Não sei em que outro país do mundo o sujeito entra numa
delegacia policial levando o cadáver da vítima, mostrando a arma do crime e
confessando sua autoria, para ser posto em liberdade logo em seguida, já
cercado de advogados e manobras para evitar a cadeia. É difícil de acreditar,
mesmo sabendo-se que é verdade documentada. Réu primário, moradia conhecida,
ocupação fixa etc. e tal e o sujeito vai para casa quase como se nada tivesse
acontecido, talvez até trocando um aperto de mão com o delegado, como já
imaginei aqui. Ou seja, é crime, mas é mole matar no Brasil, o preço é muito em
conta. E essa situação não envolve apenas os ricos, porque os outros também
estão aprendendo, como foi o caso de um jovem assaltante de São Paulo, que muitos
de vocês devem ter visto na TV. Apresentou-se numa delegacia espontaneamente, é
réu primário, tem residência fixa etc. etc. Embora tenha posto a culpa na
vítima, por esta haver reagido, confessou o crime. Foi solto logo em seguida,
saindo muito sorridente da delegacia. E, se um dia vier a ser condenado,
contará com um mar de recursos à sua disposição, complementados pelos
benefícios a que terá direito, com a progressão da pena.

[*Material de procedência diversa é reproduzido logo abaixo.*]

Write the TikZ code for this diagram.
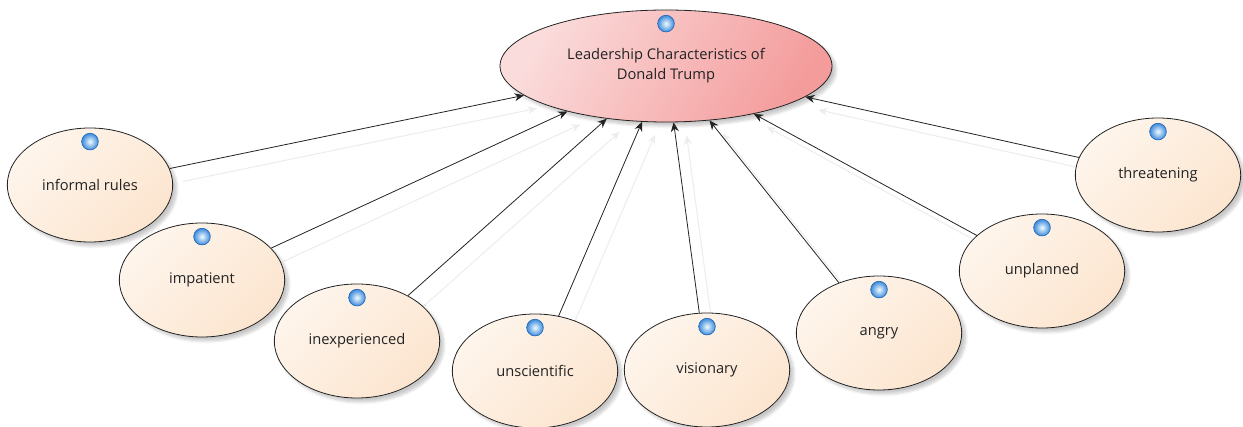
\documentclass[tikz,border=0pt]{standalone}
\usepackage{fontspec}
\setmainfont{Open Sans}
\usetikzlibrary{arrows.meta,shapes.geometric,shadows.blur,calc}
\pgfdeclarelayer{background}
\pgfsetlayers{background,main}
\definecolor{peachA}{RGB}{254,245,236}
\definecolor{peachB}{RGB}{252,229,207}
\definecolor{pinkA}{RGB}{251,220,220}
\definecolor{pinkB}{RGB}{244,156,156}
\definecolor{dotrim}{RGB}{40,125,215}
\definecolor{dotcore}{RGB}{240,252,255}
\definecolor{ink}{RGB}{35,35,35}
\begin{document}
\begin{tikzpicture}[x=0.75pt,y=-0.75pt,
  blob/.style={ellipse, draw=ink, line width=0.6pt, inner sep=0pt,
    blur shadow={shadow xshift=3pt, shadow yshift=-3pt, shadow opacity=22, shadow blur steps=8},
    text=ink, font=\fontsize{11}{15}\selectfont},
  trait/.style={blob, minimum width=124pt, minimum height=85.5pt,
    top color=peachA, bottom color=peachB, shading angle=45},
  core/.style={blob, minimum width=249pt, minimum height=84pt, align=center,
    top color=pinkA, bottom color=pinkB, shading angle=60},
  bead/.style={circle, inner sep=0pt, minimum size=12.5pt, draw=dotrim!85!black, line width=0.5pt,
    inner color=dotcore, outer color=dotrim!90},
  link/.style={draw=ink, line width=0.6pt, -{Stealth[length=7pt,width=6pt]}},
  ghost/.style={draw=black!7, line width=0.8pt, -{Stealth[length=7pt,width=6pt]},
    transform canvas={shift={(9.75pt,-9.75pt)}}}
]
\useasboundingbox (0,0) rectangle (1243,427);

% central concept
\node[core] (c) at (666,66) {Leadership Characteristics of\\Donald Trump};

% characteristics
\node[trait] (n1) at (90,185)   {informal rules};
\node[trait] (n2) at (202,280)  {impatient};
\node[trait] (n3) at (357,341)  {inexperienced};
\node[trait] (n4) at (535,371)  {unscientific};
\node[trait] (n5) at (707,370)  {visionary};
\node[trait] (n6) at (879,333)  {angry};
\node[trait] (n7) at (1042,271) {unplanned};
\node[trait] (n8) at (1158,175) {threatening};

% status beads near the top of each ellipse
\foreach \n in {c,n1,n2,n3,n4,n5,n6,n7,n8}
  \node[bead] (\n-bead) at ($(\n.north)+(0,14)$) {};

% connector shadows
\begin{pgfonlayer}{background}
\foreach \n in {n1,n2,n3,n4,n5,n6,n7,n8}
  \draw[ghost] (\n) -- (c);
\end{pgfonlayer}

% connectors
\foreach \n in {n1,n2,n3,n4,n5,n6,n7,n8}
  \draw[link] (\n) -- (c);
\end{tikzpicture}
\end{document}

Já tive oportunidade de dizer aqui que a melhor maneira de
assassinar alguém no Brasil é encher a cara, sair no carro e atropelar a
vítima. Encher a cara é agravante em toda parte, mas aqui parece funcionar como
uma espécie de atenuante. Fica-se discutindo se o homicídio é doloso ou
culposo, se o que vale no caso é o Código de Trânsito ou o Código Penal e, no
fim das contas, o que acontece é o atropelador pagar fiança, ir embora para
casa e esperar, na pior das hipóteses, ser enquadrado numa dessas leis
desdentadas e cumprir pena em liberdade, ou quase isso. O que, somado ao que está
dito acima, leva mesmo a concluir que, entre nós, o crime compensa. E, talvez
graças aos exemplos dados por parlamentares e outros governantes, estamos
assistindo à democratização da impunidade, que gradualmente deixa de ser
privilégio dos ricos e poderosos para se estender a todos. Tá dominado.